:: Directive ::
Write out the opening lines of the data word for word, up to and including the line with "s.set_linewidth(1.0)", and leave every picture and every later line out.
━━ Supplied data
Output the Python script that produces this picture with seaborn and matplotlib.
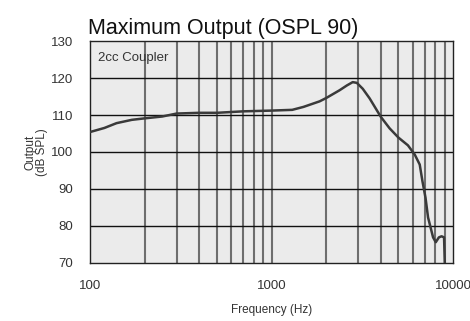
import matplotlib
matplotlib.use("Agg")
import matplotlib.pyplot as plt
import seaborn as sns
import pandas as pd
from matplotlib.ticker import FixedLocator, NullFormatter

freq_hz = [100, 120, 140, 170, 200, 250, 300, 400, 500, 700, 1000, 1300, 1500,
           1840, 2000, 2370, 2600, 2800, 2950, 3180, 3470, 4000, 4470, 5000,
           5640, 6150, 6550, 6780, 7050, 7280, 7760, 8030, 8350, 8640, 8920, 9000]
output_db = [105.4, 106.5, 107.8, 108.7, 109.1, 109.6, 110.4, 110.6, 110.6, 111.0,
             111.2, 111.4, 112.2, 113.7, 114.6, 116.7, 118.0, 118.9, 118.7, 117.1,
             114.5, 109.5, 106.4, 103.9, 101.8, 99.3, 96.6, 92.1, 87.6, 82.3,
             76.9, 75.6, 76.9, 77.2, 76.9, 70.0]
y_ticks = [70, 80, 90, 100, 110, 120, 130]
x_ticks = [100, 1000, 10000]
x_tick_labels = ["100", "1000", "10000"]
minor_x = [200, 300, 400, 500, 600, 700, 800, 900,
           2000, 3000, 4000, 5000, 6000, 7000, 8000, 9000]

sns.set_style("white")
plt.rcParams['font.family'] = ['Liberation Sans', 'DejaVu Sans']

df = pd.DataFrame({"freq": freq_hz, "out": output_db})

fig, ax = plt.subplots(figsize=(4.7, 3.21), dpi=100)
fig.subplots_adjust(left=0.1915, right=0.964, top=0.872, bottom=0.181)
ax.set_facecolor("#ebebeb")

ax.set_xscale("log")
ax.set_xlim(100, 10000)
ax.set_ylim(70, 130)

for v in minor_x + [1000]:
    ax.axvline(v, color="#6e6e6e", lw=1.5, zorder=1)
for v in y_ticks[1:-1]:
    ax.axhline(v, color="#111111", lw=1.0, zorder=1)

sns.lineplot(data=df, x="freq", y="out", ax=ax, color="#3a3a3a", lw=1.8, zorder=3)

ax.xaxis.set_major_locator(FixedLocator(x_ticks))
ax.set_xticklabels(x_tick_labels)
ax.xaxis.set_minor_locator(FixedLocator(minor_x))
ax.xaxis.set_minor_formatter(NullFormatter())
ax.set_yticks(y_ticks)
ax.tick_params(axis="both", which="both", length=0, labelsize=9.5, colors="#333333")
ax.tick_params(axis="x", pad=12)
ax.tick_params(axis="y", pad=12)

for s in ax.spines.values():
    s.set_color("#222222")
    s.set_linewidth(1.0)

ax.set_xlabel("Frequency (Hz)", fontsize=8.5, color="#333333", labelpad=9)
ax.set_ylabel("Output\n(dB SPL)", fontsize=8.5, color="#333333", labelpad=2, linespacing=1.0)
ax.set_title("Maximum Output (OSPL 90)", loc="left", fontsize=15.5, color="#111111", pad=5, x=-0.005)
ax.text(0.022, 0.95, "2cc Coupler", transform=ax.transAxes, fontsize=9.5,
        color="#333333", va="top", ha="left")

fig.savefig("out.png", dpi=100)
━━━━
:: Solution for this problem ::
Output the Python script that produces this picture with seaborn and matplotlib.
import matplotlib
matplotlib.use("Agg")
import matplotlib.pyplot as plt
import seaborn as sns
import pandas as pd
from matplotlib.ticker import FixedLocator, NullFormatter

freq_hz = [100, 120, 140, 170, 200, 250, 300, 400, 500, 700, 1000, 1300, 1500,
           1840, 2000, 2370, 2600, 2800, 2950, 3180, 3470, 4000, 4470, 5000,
           5640, 6150, 6550, 6780, 7050, 7280, 7760, 8030, 8350, 8640, 8920, 9000]
output_db = [105.4, 106.5, 107.8, 108.7, 109.1, 109.6, 110.4, 110.6, 110.6, 111.0,
             111.2, 111.4, 112.2, 113.7, 114.6, 116.7, 118.0, 118.9, 118.7, 117.1,
             114.5, 109.5, 106.4, 103.9, 101.8, 99.3, 96.6, 92.1, 87.6, 82.3,
             76.9, 75.6, 76.9, 77.2, 76.9, 70.0]
y_ticks = [70, 80, 90, 100, 110, 120, 130]
x_ticks = [100, 1000, 10000]
x_tick_labels = ["100", "1000", "10000"]
minor_x = [200, 300, 400, 500, 600, 700, 800, 900,
           2000, 3000, 4000, 5000, 6000, 7000, 8000, 9000]

sns.set_style("white")
plt.rcParams['font.family'] = ['Liberation Sans', 'DejaVu Sans']

df = pd.DataFrame({"freq": freq_hz, "out": output_db})

fig, ax = plt.subplots(figsize=(4.7, 3.21), dpi=100)
fig.subplots_adjust(left=0.1915, right=0.964, top=0.872, bottom=0.181)
ax.set_facecolor("#ebebeb")

ax.set_xscale("log")
ax.set_xlim(100, 10000)
ax.set_ylim(70, 130)

for v in minor_x + [1000]:
    ax.axvline(v, color="#6e6e6e", lw=1.5, zorder=1)
for v in y_ticks[1:-1]:
    ax.axhline(v, color="#111111", lw=1.0, zorder=1)

sns.lineplot(data=df, x="freq", y="out", ax=ax, color="#3a3a3a", lw=1.8, zorder=3)

ax.xaxis.set_major_locator(FixedLocator(x_ticks))
ax.set_xticklabels(x_tick_labels)
ax.xaxis.set_minor_locator(FixedLocator(minor_x))
ax.xaxis.set_minor_formatter(NullFormatter())
ax.set_yticks(y_ticks)
ax.tick_params(axis="both", which="both", length=0, labelsize=9.5, colors="#333333")
ax.tick_params(axis="x", pad=12)
ax.tick_params(axis="y", pad=12)

for s in ax.spines.values():
    s.set_color("#222222")
    s.set_linewidth(1.0)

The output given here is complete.